Have Yourself a Ghostly Little Christmas

Did you know that telling ghost stories on Christmas Eve is a long-standing English tradition?

“Whenever five or six English-speaking people meet round a fire on Christmas Eve, they start telling each other ghost stories,” wrote British humorist Jerome K. Jerome as part of his introduction to an anthology of Christmas ghost stories titled “Told After Supper“ in 1891. “Nothing satisfies us on Christmas Eve but to hear each other tell authentic anecdotes about specters.”

The practice of gathering around the fire on Christmas Eve to tell ghost stories was as much a part of Christmas for the Victorian English as Santa Claus is for us.

Female Viking Warriors?

It’s beginning to look like Viking shield-maidens may have existed in numbers greater than previously thought, if the excavations at sites in eastern England are any indication:

[Archeologist Shane] McLeod notes that recently, burials of female Norse immigrants have started to turn up in Eastern England. “An increase in the number of finds of Norse-style jewellery in the last two decades has led some scholars to suggest a larger number of female settlers. Indeed, it has been noted that there are more Norse female dress items than those worn by men,” says the study.

So, the study looked at 14 Viking burials from the era, definable by the Norse grave goods found with them and isotopes found in their bones that reveal their birthplace.

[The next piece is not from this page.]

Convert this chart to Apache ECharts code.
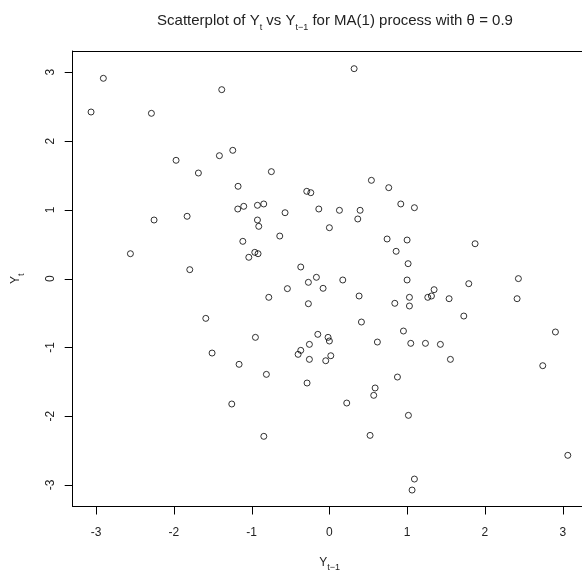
<!DOCTYPE html>
<html lang="en">
<head>
    <meta charset="UTF-8">
    <title>MA(1) lag scatterplot</title>
    <script src="https://cdn.jsdelivr.net/npm/echarts@6/dist/echarts.min.js"></script>
    <style>
        html, body { margin: 0; padding: 0; background: #fff; }
    </style>
</head>
<body>
<div id="main" style="width: 582px;height:574px;"></div>
<script type="text/javascript">
    // Y(t-1) and Y(t) values
    var yLag = [
        -2.906, -3.064, -2.288, -1.384, -1.971, -1.414, -1.242, -1.684, -0.746, -1.174,
        -0.291, -0.239, -0.136, -1.178, -1.101, -0.925, -0.844, -0.570, -2.254, -1.829,
        -0.925, -0.908, -1.113, -0.638, -2.558, -0.959, -0.917, -1.036, -0.368, -1.795,
        0.318, 0.540, 0.763, 0.918, 1.093, 0.129, 0.395, 0.365, 0.000, 0.742,
        0.999, 0.858, 1.012, 1.873, -0.167, -0.270, -0.540, -0.779, -0.270, -1.589,
        -0.951, -0.149, -0.257, -0.368, -0.402, -0.257, -1.508, -1.161, -0.810, -0.287,
        -1.255, -0.843, 0.172, -0.081, 0.999, 1.792, 2.430, 2.413, 1.346, 1.312,
        1.265, 0.382, 1.029, 1.029, 0.841, 1.539, 1.728, 0.412, 0.952, -0.017,
        0.000, 0.617, 1.046, 1.235, 1.427, 2.906, 2.743, 1.556, 0.018, -0.047,
        0.875, 0.588, 0.570, 0.223, 1.016, 0.523, 3.065, 1.093, 1.063
    ];
    var yCur = [
        2.912, 2.422, 2.403, 2.747, 1.720, 1.787, 1.865, 1.535, 1.555, 1.342,
        1.269, 1.249, 1.012, 1.012, 1.051, 1.066, 1.085, 0.958, 0.852, 0.906,
        0.852, 0.760, 0.542, 0.619, 0.362, 0.382, 0.362, 0.310, 0.169, 0.130,
        3.052, 1.429, 1.322, 1.085, 1.031, 0.993, 0.993, 0.867, 0.740, 0.576,
        0.561, 0.397, 0.217, 0.507, 0.019, -0.054, -0.146, -0.272, -0.365, -0.578,
        -0.854, -0.810, -0.956, -1.043, -1.101, -1.174, -1.082, -1.246, -1.392, -1.518,
        -1.823, -2.293, -0.020, -0.141, -0.020, -0.074, 0.000, -0.292, -0.161, -0.253,
        -0.272, -0.253, -0.272, -0.398, -0.359, -0.292, -0.544, -0.631, -0.762, -0.854,
        -0.907, -0.922, -0.941, -0.941, -0.956, -0.776, -1.266, -1.174, -1.121, -1.194,
        -1.431, -1.590, -1.697, -1.809, -1.988, -2.279, -2.569, -2.914, -3.074
    ];
    var tickValues = [-3, -2, -1, 0, 1, 2, 3];

    var points = yLag.map(function (v, i) { return [v, yCur[i]]; });

    var font = 'Liberation Sans, Arial, sans-serif';
    var subStyle = { fontSize: 9, fontFamily: font, color: '#222', verticalAlign: 'bottom', padding: [0, 0, -4, 0] };
    var axisLineStyle = { show: true, onZero: false, lineStyle: { color: '#000', width: 1 } };
    var xRange = { min: -3.3, max: 3.308 };
    var yRange = { min: -3.313, max: 3.309 };
    var tickLen = 8;

    var myChart = echarts.init(document.getElementById('main'));
    myChart.setOption({
        animation: false,
        title: {
            text: 'Scatterplot of Y{s|t} vs Y{s|t\u22121} for MA(1) process with \u03b8 = 0.9',
            left: 330,
            top: 8,
            textAlign: 'center',
            textStyle: {
                fontSize: 15,
                fontWeight: 'normal',
                fontFamily: font,
                color: '#222',
                rich: { s: subStyle }
            }
        },
        grid: {
            left: 72.7,
            top: 51,
            width: 514,
            height: 455.5,
            outerBoundsMode: 'none',
            containLabel: false,
            show: false
        },
        xAxis: [{
            type: 'value',
            position: 'bottom',
            min: xRange.min,
            max: xRange.max,
            splitLine: { show: false },
            axisLine: axisLineStyle,
            axisTick: { show: false },
            axisLabel: { customValues: tickValues, margin: 20, fontSize: 12, fontFamily: font, color: '#222' },
            name: 'Y{s|t\u22121}',
            nameLocation: 'middle',
            nameGap: 50,
            nameTextStyle: { fontSize: 12, fontFamily: font, color: '#222', rich: { s: subStyle } }
        }, {
            // top edge of the box
            type: 'value',
            position: 'top',
            min: xRange.min,
            max: xRange.max,
            splitLine: { show: false },
            axisLine: axisLineStyle,
            axisTick: { show: false },
            axisLabel: { show: false }
        }],
        yAxis: {
            type: 'value',
            position: 'left',
            min: yRange.min,
            max: yRange.max,
            splitLine: { show: false },
            axisLine: axisLineStyle,
            axisTick: { show: false },
            axisLabel: { customValues: tickValues, rotate: 90, margin: 16, fontSize: 12, fontFamily: font, color: '#222' },
            name: 'Y{s|t}',
            nameLocation: 'middle',
            nameRotate: 90,
            nameGap: 51,
            nameTextStyle: { fontSize: 12, fontFamily: font, color: '#222', rich: { s: subStyle } }
        },
        series: [{
            type: 'scatter',
            xAxisIndex: 0,
            yAxisIndex: 0,
            data: points,
            symbol: 'circle',
            symbolSize: 6,
            itemStyle: { color: 'rgba(0,0,0,0)', borderColor: '#000', borderWidth: 1 }
        }]
    });

    // outward tick marks on the box edges, placed through the axis scales
    var crisp = function (v) { return Math.round(v) + 0.5; };
    var bottomY = myChart.convertToPixel({ yAxisIndex: 0 }, yRange.min);
    var leftX = myChart.convertToPixel({ xAxisIndex: 0 }, xRange.min);
    var ticks = [];
    tickValues.forEach(function (v) {
        var px = crisp(myChart.convertToPixel({ xAxisIndex: 0 }, v));
        var py = crisp(myChart.convertToPixel({ yAxisIndex: 0 }, v));
        ticks.push({
            type: 'line', silent: true,
            shape: { x1: px, y1: bottomY, x2: px, y2: bottomY + tickLen },
            style: { stroke: '#000', lineWidth: 1 }
        });
        ticks.push({
            type: 'line', silent: true,
            shape: { x1: leftX - tickLen, y1: py, x2: leftX, y2: py },
            style: { stroke: '#000', lineWidth: 1 }
        });
    });
    myChart.setOption({ graphic: ticks });
</script>
</body>
</html>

The bones were sorted for telltale osteological signs of which gender they belonged to, rather than assuming that burial with a sword or knife denoted a male burial.

Overall, McLeod reports that six of the 14 burials were of women, seven were men, and one was indeterminable. Warlike grave goods may have misled earlier researchers about the gender of Viking invaders, the study suggests. At a mass burial site called Repton Woods, “(d)espite the remains of three swords being recovered from the site, all three burials that could be sexed osteologically were thought to be female, including one with a sword and shield,” says the study.

Personally, I’d like to see a better sampling than fourteen interments before asserting that Viking warriors had something approaching gender parity. Still, this is an interesting discovery. I look forward to seeing where it leads.

Beneath Stonehenge

From Smithsonian.com:

[Archeologist Vince] Gaffney’s latest research effort, the Stonehenge Hidden Landscapes Project, is a four-year collaboration between a British team and the Ludwig Boltzmann Institute for Archaeological Prospection and Virtual Archaeology in Austria that has produced the first detailed underground survey of the area surrounding Stonehenge, totaling more than four square miles. The results are astonishing. The researchers have found buried evidence of more than 15 previously unknown or poorly understood late Neolithic monuments: henges, barrows, segmented ditches, pits. To Gaffney, these findings suggest a scale of activity around Stonehenge far beyond what was previously suspected.

Environmental and Historical Preservation of Faery “Homes”

Whether out of respect for faeries, the environment, or history, a number of archeological sites and stunning natural vistas have been preserved in northern Europe, as Melissa Marshall describes in an article at Atlas Obscura titled “Fairy Forts, Dens, & Glens: When Places Are Preserved by Mythical Belief.”

In an effort to avoid the wrath of the fairies, communities of the British Isles and Ireland have protected the fairy “homes,” and as a result have preserved sites of great beauty from development and destruction, which is a kind of magic in itself. Conversely, more than a few lovely spots have become damaged and even threatened with destruction by enthusiastic fairy hunters.

Ireland’s Fairy Forts — more properly known as ring forts — are the remains of strongholds and other dwellings dating back as far as the Iron Age. However, local tradition holds that fairies make their home in these ring forts and terrible luck will come to anyone who participates in their destruction. These folk beliefs seem to only date back to the 12th century, but they were strong enough to allow thousands of ring forts to grow wild as the rest of the land was being cultivated for human use.

In modern times, folk beliefs alone have often not been enough to preserve these archaeological sites. In Iceland, protection of elf homes (elves being supernatural cousins of faeries) is codified into building codes and even made a semi-official vocation at Elf School,  and yet some cynics avow that non-believing environmentalists might be exploiting folk beliefs to protect the island’s pristine eco system.

It’s a very interesting article that addresses the many conflicting motivations—and results—of setting aside certain places “for the faeries.”

The Simonside Dwarves

The Fairytale Traveler gives us the run-down on the dwarves of England’s Simonside Hills. There have been legends—strongly influenced by Norse mythology, apparently—of nocturnal, not-very-nice dwarves in this northern part of England since at least the thirteenth century, and some believe they played a role in Tolkien’s depiction of the wicked dwarves of the Iron Hills.